Retype the opening lines of the data exactly, stopping after the line that contains "53, 44, 33]". Skip every picture.
>>>>>
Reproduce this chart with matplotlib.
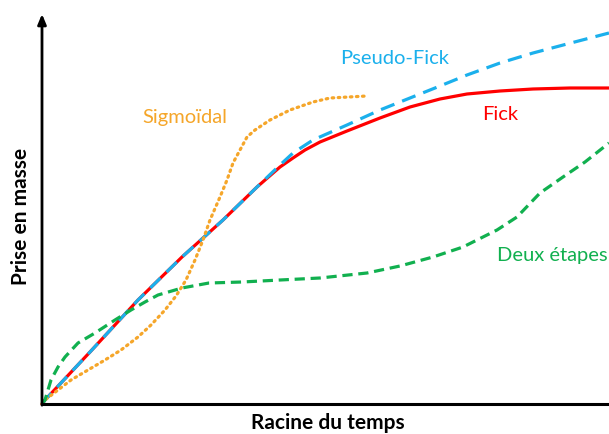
import matplotlib
matplotlib.use("Agg")
import matplotlib.pyplot as plt

W, H = 609, 434
X0, Y0, YTOP = 42, 404, 14

# Curves (pixel positions -> data: x = px-42, y = 404-py)
fick_px = [42, 45, 90, 138, 182, 223, 257, 280, 293, 305, 320, 347, 380, 410, 440, 467, 500, 533, 570, 609]
fick_py = [404, 400, 352, 300, 257, 220, 187, 167, 158, 150, 142, 131, 118, 107, 99, 94, 91, 89, 88, 88]

pseudo_px = [42, 45, 90, 138, 182, 223, 257, 280, 293, 313, 347, 380, 410, 440, 467, 500, 533, 567, 609]
pseudo_py = [404, 400, 352, 300, 257, 220, 187, 165, 153, 140, 125, 110, 98, 86, 75, 63, 53, 44, 33]

sig_px = [42, 45, 58, 71, 88, 105, 121, 138, 151, 165, 176, 186, 195, 203, 210, 220, 227, 233, 240, 247, 255, 270, 290, 313, 330, 367]
sig_py = [404, 400, 390, 380, 370, 360, 350, 337, 325, 310, 296, 280, 260, 240, 220, 197, 180, 163, 150, 137, 130, 120, 110, 102, 98, 96]

deux_px = [42, 45, 51, 58, 65, 78, 95, 115, 131, 145, 158, 182, 209, 242, 280, 320, 367, 400, 433, 463, 497, 517, 540, 563, 585, 609]
deux_py = [404, 400, 380, 367, 357, 343, 333, 320, 310, 302, 295, 288, 283, 282, 280, 278, 273, 266, 257, 247, 230, 217, 193, 177, 162, 143]

def tx(v):
    return [p - X0 for p in v]

def ty(v):
    return [Y0 - p for p in v]

RED = "#FF0000"
BLUE = "#1BB0EC"
ORANGE = "#F5A62A"
GREEN = "#11B04F"

plt.rcParams['font.family'] = ['Lato', 'DejaVu Sans']

fig = plt.figure(figsize=(W / 100, H / 100), dpi=100)
ax = fig.add_axes([X0 / W, (H - Y0) / H, (W - X0) / W, (Y0 - YTOP) / H])
ax.set_xlim(0, W - X0)
ax.set_ylim(0, Y0 - YTOP)
ax.set_xticks([])
ax.set_yticks([])
for s in ['top', 'right', 'left']:
    ax.spines[s].set_visible(False)
ax.spines['bottom'].set_linewidth(2.2)
ax.spines['bottom'].set_color('black')
ax.annotate('', xy=(0, 1.0), xytext=(0, -0.003), xycoords='axes fraction',
            arrowprops=dict(arrowstyle='-|>,head_length=0.6,head_width=0.25', lw=2.0, color='black',
                            shrinkA=0, shrinkB=0), annotation_clip=False)

lw = 2.3
ax.plot(tx(fick_px), ty(fick_py), color=RED, lw=lw, solid_capstyle='round',
        solid_joinstyle='round', clip_on=False)
ax.plot(tx(pseudo_px), ty(pseudo_py), color=BLUE, lw=lw, linestyle=(0, (4.5, 2.6)), clip_on=False)
ax.plot(tx(sig_px), ty(sig_py), color=ORANGE, lw=lw, linestyle=(0, (0.5, 1.4)),
        dash_capstyle='round', clip_on=False)
ax.plot(tx(deux_px), ty(deux_py), color=GREEN, lw=lw, linestyle=(0, (3.2, 1.8)), clip_on=False)

def ftext(x, y, s, **kw):
    fig.text(x / W, 1 - y / H, s, ha='center', va='center', **kw)

ftext(395, 58, "Pseudo-Fick", color=BLUE, fontsize=14.5)
ftext(500, 115, "Fick", color=RED, fontsize=14.5)
ftext(185, 118, "Sigmoïdal", color=ORANGE, fontsize=14.5)
ftext(552, 256, "Deux étapes", color=GREEN, fontsize=14.5)
ftext(328, 423, "Racine du temps", color='black', fontsize=15, fontweight='bold')
ftext(21, 216, "Prise en masse", color='black', fontsize=15, fontweight='bold', rotation=90)

fig.savefig("out.png", dpi=100)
<<<<<
Task solution >>
Reproduce this chart with matplotlib.
import matplotlib
matplotlib.use("Agg")
import matplotlib.pyplot as plt

W, H = 609, 434
X0, Y0, YTOP = 42, 404, 14

# Curves (pixel positions -> data: x = px-42, y = 404-py)
fick_px = [42, 45, 90, 138, 182, 223, 257, 280, 293, 305, 320, 347, 380, 410, 440, 467, 500, 533, 570, 609]
fick_py = [404, 400, 352, 300, 257, 220, 187, 167, 158, 150, 142, 131, 118, 107, 99, 94, 91, 89, 88, 88]

pseudo_px = [42, 45, 90, 138, 182, 223, 257, 280, 293, 313, 347, 380, 410, 440, 467, 500, 533, 567, 609]
pseudo_py = [404, 400, 352, 300, 257, 220, 187, 165, 153, 140, 125, 110, 98, 86, 75, 63, 53, 44, 33]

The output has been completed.